GIVEN DATA.
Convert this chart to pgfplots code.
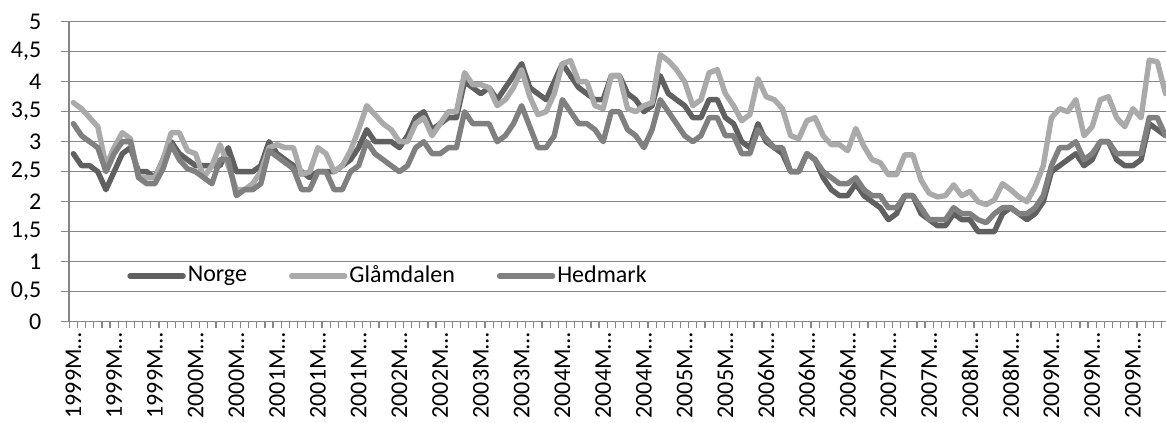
\documentclass[border=0pt]{standalone}
\usepackage{pgfplots}
\pgfplotsset{compat=1.18}
\usepackage{pgfplotstable}
\usepackage{fontspec}
\setmainfont{Carlito}
\usetikzlibrary{calc}

\definecolor{norge}{RGB}{96,96,96}
\definecolor{glam}{RGB}{170,170,170}
\definecolor{hedm}{RGB}{128,128,128}
\definecolor{gridc}{RGB}{134,134,134}

% ledighet i prosent, 1999M01 = 1
\pgfplotstableread{
m N G H
1 2.8 3.65 3.3
2 2.6 3.55 3.1
3 2.6 3.4 3.0
4 2.5 3.25 2.9
5 2.2 2.6 2.5
6 2.5 2.9 2.8
7 2.8 3.15 3.0
8 2.9 3.05 3.0
9 2.5 2.4 2.4
10 2.5 2.4 2.3
11 2.4 2.4 2.3
12 2.7 2.7 2.55
13 3.0 3.15 2.95
14 2.8 3.15 2.7
15 2.7 2.85 2.55
16 2.6 2.8 2.5
17 2.6 2.4 2.4
18 2.6 2.6 2.3
19 2.6 2.95 2.7
20 2.9 2.6 2.7
21 2.5 2.2 2.1
22 2.5 2.2 2.2
23 2.5 2.3 2.2
24 2.6 2.5 2.3
25 3.0 2.9 2.85
26 2.8 2.95 2.75
27 2.7 2.9 2.65
28 2.6 2.9 2.55
29 2.5 2.45 2.2
30 2.4 2.5 2.2
31 2.5 2.9 2.5
32 2.5 2.8 2.5
33 2.5 2.5 2.2
34 2.6 2.6 2.2
35 2.7 2.85 2.5
36 2.9 3.2 2.6
37 3.2 3.6 3.0
38 3.0 3.45 2.8
39 3.0 3.3 2.7
40 3.0 3.2 2.6
41 2.9 3.0 2.5
42 3.1 3.0 2.6
43 3.4 3.3 2.9
44 3.5 3.4 3.0
45 3.2 3.1 2.8
46 3.3 3.3 2.8
47 3.4 3.5 2.9
48 3.4 3.5 2.9
49 4.0 4.15 3.5
50 3.9 3.95 3.3
51 3.8 3.95 3.3
52 3.9 3.9 3.3
53 3.7 3.6 3.0
54 3.9 3.7 3.1
55 4.1 3.9 3.3
56 4.3 4.2 3.6
57 3.9 3.75 3.25
58 3.8 3.45 2.9
59 3.7 3.5 2.9
60 4.0 3.8 3.1
61 4.3 4.3 3.7
62 4.1 4.35 3.5
63 3.9 4.0 3.3
64 3.8 4.0 3.3
65 3.7 3.6 3.2
66 3.7 3.55 3.0
67 4.1 4.1 3.5
68 4.1 4.1 3.5
69 3.8 3.55 3.2
70 3.7 3.5 3.1
71 3.5 3.6 2.9
72 3.6 3.65 3.2
73 4.1 4.45 3.7
74 3.8 4.35 3.5
75 3.7 4.2 3.3
76 3.6 4.0 3.1
77 3.4 3.6 3.0
78 3.4 3.7 3.1
79 3.7 4.15 3.4
80 3.7 4.2 3.4
81 3.4 3.8 3.1
82 3.3 3.6 3.1
83 3.0 3.35 2.8
84 2.9 3.45 2.8
85 3.3 4.05 3.2
86 3.0 3.75 3.05
87 2.9 3.7 2.9
88 2.8 3.55 2.9
89 2.5 3.1 2.5
90 2.5 3.05 2.5
91 2.8 3.35 2.8
92 2.7 3.4 2.7
93 2.4 3.1 2.5
94 2.2 2.95 2.4
95 2.1 2.95 2.3
96 2.1 2.85 2.3
97 2.3 3.22 2.4
98 2.1 2.92 2.2
99 2.0 2.7 2.1
100 1.9 2.65 2.1
101 1.7 2.45 1.9
102 1.8 2.45 1.9
103 2.1 2.78 2.1
104 2.1 2.78 2.1
105 1.8 2.36 1.9
106 1.7 2.14 1.7
107 1.6 2.08 1.7
108 1.6 2.1 1.7
109 1.8 2.28 1.9
110 1.7 2.1 1.8
111 1.7 2.17 1.8
112 1.5 2.0 1.7
113 1.5 1.95 1.65
114 1.5 2.03 1.8
115 1.8 2.3 1.9
116 1.9 2.2 1.9
117 1.8 2.08 1.8
118 1.7 2.0 1.8
119 1.8 2.25 1.9
120 2.0 2.6 2.1
121 2.5 3.4 2.6
122 2.6 3.55 2.9
123 2.7 3.5 2.9
124 2.8 3.7 3.0
125 2.6 3.1 2.7
126 2.7 3.25 2.8
127 3.0 3.7 3.0
128 3.0 3.75 3.0
129 2.7 3.4 2.8
130 2.6 3.25 2.8
131 2.6 3.55 2.8
132 2.7 3.4 2.8
133 3.3 4.36 3.4
134 3.2 4.33 3.4
135 3.1 3.8 3.1
}\ledighet

\begin{document}
\fontsize{12}{14}\selectfont
\begin{tikzpicture}
\begin{axis}[
  name=ax,
  at={(0,0)}, anchor=south west,
  scale only axis,
  width=548.35pt, height=150pt,
  xmin=0.5, xmax=135.06,
  ymin=0, ymax=5,
  axis x line*=bottom, axis y line*=left,
  axis line style={draw=gridc, line width=0.8pt},
  tick align=outside,
  major tick length=4.3pt,
  minor tick length=3.3pt,
  ytick={0,0.5,...,5},
  ymajorgrids,
  grid style={draw=gridc, line width=0.6pt},
  ytick style={draw=gridc, line width=0.6pt},
  yticklabel style={inner sep=0pt, xshift=-9.5pt, text=black},
  /pgf/number format/.cd, use comma, assume math mode=true, fixed,
  /pgfplots/.cd,
  xtick={1,6,...,131},
  xticklabels={1999M…,1999M…,1999M…,2000M…,2000M…,2001M…,2001M…,2001M…,2002M…,2002M…,2003M…,2003M…,2004M…,2004M…,2004M…,2005M…,2005M…,2006M…,2006M…,2006M…,2007M…,2007M…,2008M…,2008M…,2009M…,2009M…,2009M…},
  major x tick style={draw=none},
  minor xtick={0.5,1.5,...,135.5},
  minor x tick style={draw=gridc, line width=0.6pt},
  xticklabel style={rotate=90, anchor=east, inner xsep=1pt, inner ysep=0pt, text=black},
  legend columns=3,
  legend style={draw=none, fill=none, inner sep=0pt,
    at={(0.0526,0.152)}, anchor=west,
    nodes={inner sep=1pt},
    /tikz/every even column/.append style={column sep=20pt}},
  legend image code/.code={\draw[#1] (0pt,0pt) -- (26.5pt,0pt);},
  every axis plot/.append style={line width=2.7pt, line join=round, line cap=round, mark=none},
]
\addplot[norge] table[x=m, y=N] {\ledighet};
\addlegendentry{Norge}
\addplot[glam] table[x=m, y=G] {\ledighet};
\addlegendentry{Glåmdalen\hspace{5pt}}
\addplot[hedm] table[x=m, y=H] {\ledighet};
\addlegendentry{Hedmark}
\end{axis}
\pgfresetboundingbox
\path[use as bounding box] ($(ax.south west)+(-34.65pt,-50.65pt)$) rectangle ($(ax.north east)+(0pt,10.85pt)$);
\end{tikzpicture}
\end{document}
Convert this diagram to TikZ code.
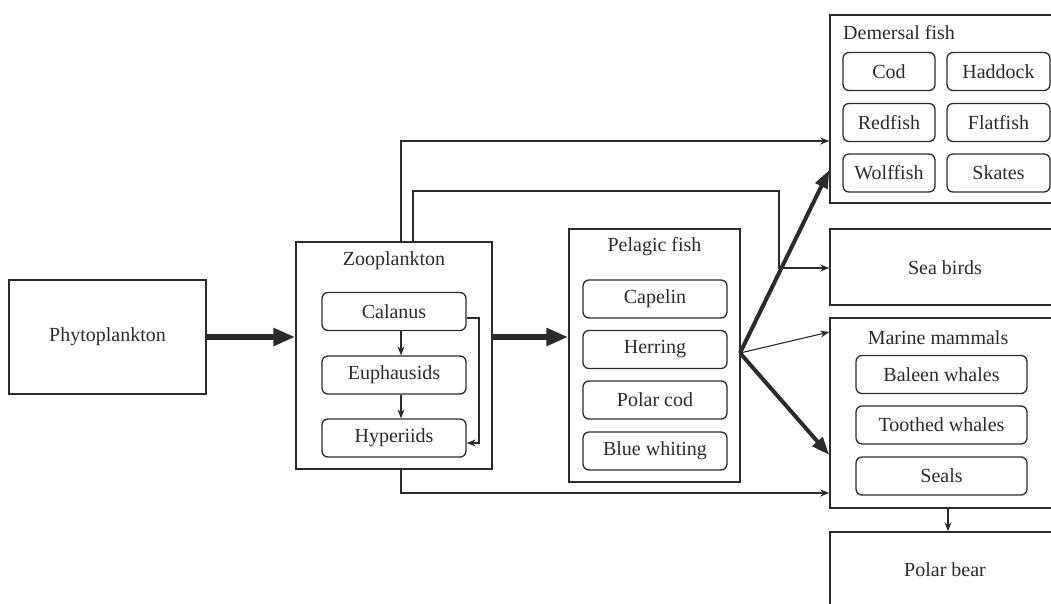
\documentclass[tikz,border=0pt]{standalone}
\usepackage{fontspec}
\setmainfont{Liberation Serif}
\usetikzlibrary{arrows.meta,calc}
\definecolor{ink}{HTML}{2B2B2B}
\begin{document}
\begin{tikzpicture}[x=1pt,y=-1pt,
  font=\fontsize{20}{24}\selectfont, text=ink,
  outer/.style={draw=ink,line width=1.5pt,inner sep=0pt},
  inbox/.style={draw=ink,line width=1.3pt,rounded corners=6pt,inner sep=0pt,minimum height=38pt},
  thinarrow/.style={draw=ink,line width=1.1pt,-{Stealth[length=9pt,width=7pt]}},
  thickarrow/.style={draw=ink,line width=6pt,-{Triangle[length=22pt,width=17pt]}},
  diagarrow/.style={draw=ink,line width=4pt,-{Triangle[length=18pt,width=13pt]}},
  ttl/.style={inner sep=0pt}
]
\useasboundingbox (0,0) rectangle (1051,603);
\clip (0,0) rectangle (1051,603);

% Phytoplankton
\node[outer,minimum width=197pt,minimum height=114pt] (phyto) at (107.5,337) {Phytoplankton};

% Zooplankton
\node[outer,minimum width=196pt,minimum height=227pt] (zoo) at (394,355.5) {};
\node[ttl] (zooT) at (394,261) {Zooplankton};
\node[inbox,minimum width=144pt] (calanus) at (394,311.5) {Calanus};
\node[inbox,minimum width=144pt] (euph) at (394,375) {Euphausids};
\node[inbox,minimum width=144pt] (hyper) at (394,438) {Hyperiids};

% Pelagic fish
\node[outer,minimum width=171pt,minimum height=253pt] (pelagic) at (654.5,355.5) {};
\node[ttl] (pelT) at (654.5,247) {Pelagic fish};
\node[inbox,minimum width=144pt] (capelin) at (655,299) {Capelin};
\node[inbox,minimum width=144pt] (herring) at (655,349.5) {Herring};
\node[inbox,minimum width=144pt] (polarcod) at (655,400) {Polar cod};
\node[inbox,minimum width=144pt] (bluewhiting) at (655,451) {Blue whiting};

% Demersal fish
\node[outer,minimum width=240pt,minimum height=188pt] (demersal) at (950,109) {};
\node[ttl,anchor=west] (demT) at (843,33) {Demersal fish};
\node[inbox,minimum width=92pt] (cod) at (889,71.5) {Cod};
\node[inbox,minimum width=103pt] (haddock) at (998.5,71.5) {Haddock};
\node[inbox,minimum width=92pt] (redfish) at (889,122.5) {Redfish};
\node[inbox,minimum width=103pt] (flatfish) at (998.5,122.5) {Flatfish};
\node[inbox,minimum width=92pt] (wolffish) at (889,173) {Wolffish};
\node[inbox,minimum width=103pt] (skates) at (998.5,173) {Skates};

% Sea birds
\node[outer,minimum width=240pt,minimum height=76pt] (seabirds) at (950,267) {};
\node[ttl] (seabirdsT) at (945,268) {Sea birds};

% Marine mammals
\node[outer,minimum width=240pt,minimum height=190pt] (mammals) at (950,413) {};
\node[ttl] (mamT) at (938,338) {Marine mammals};
\node[inbox,minimum width=171pt] (baleen) at (941.5,374.5) {Baleen whales};
\node[inbox,minimum width=171pt] (toothed) at (941.5,425) {Toothed whales};
\node[inbox,minimum width=171pt] (seals) at (941.5,476) {Seals};

% Polar bear
\node[outer,minimum width=240pt,minimum height=108pt] (polar) at (950,586) {};
\node[ttl] (polarT) at (945,570) {Polar bear};

% helper coordinates
\coordinate (zx) at (401,0);
\coordinate (zx2) at (413,0);
\coordinate (hs) at (740,353);
\coordinate (px) at (948,0);

% zooplankton internal
\draw[thinarrow] (calanus.south -| zx) -- (euph.north -| zx);
\draw[thinarrow] (euph.south -| zx) -- (hyper.north -| zx);
\draw[thinarrow] ([yshift=-6.5pt]calanus.east) -- (479,318) -- (479,443) -- ([yshift=-5pt]hyper.east);

% main flow
\draw[thickarrow] (phyto.east) -- (zoo.west |- phyto.east);
\draw[thickarrow] (zoo.east |- phyto.east) -- (pelagic.west |- phyto.east);

% zooplankton bypass lines
\draw[thinarrow] (zoo.north -| zx) |- (demersal.west |- 0,141);
\draw[thinarrow] (zoo.north -| zx2) |- (779,191) |- (seabirds.west |- 0,268);
\draw[thinarrow] (zoo.south -| zx) |- (mammals.west |- 0,493);

% from herring
\draw[diagarrow] (hs) -- (demersal.west |- 0,170);
\draw[thinarrow] (hs) -- (mammals.west |- 0,332);
\draw[diagarrow] (hs) -- (mammals.west |- 0,455);

% mammals to polar bear
\draw[thinarrow] (mammals.south -| px) -- (polar.north -| px);
\end{tikzpicture}
\end{document}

SHORT PROBLEM. Identify and copy all lines with the word "Convert".

FULL OUTPUT.
Convert this chart to pgfplots code.
Convert this diagram to TikZ code.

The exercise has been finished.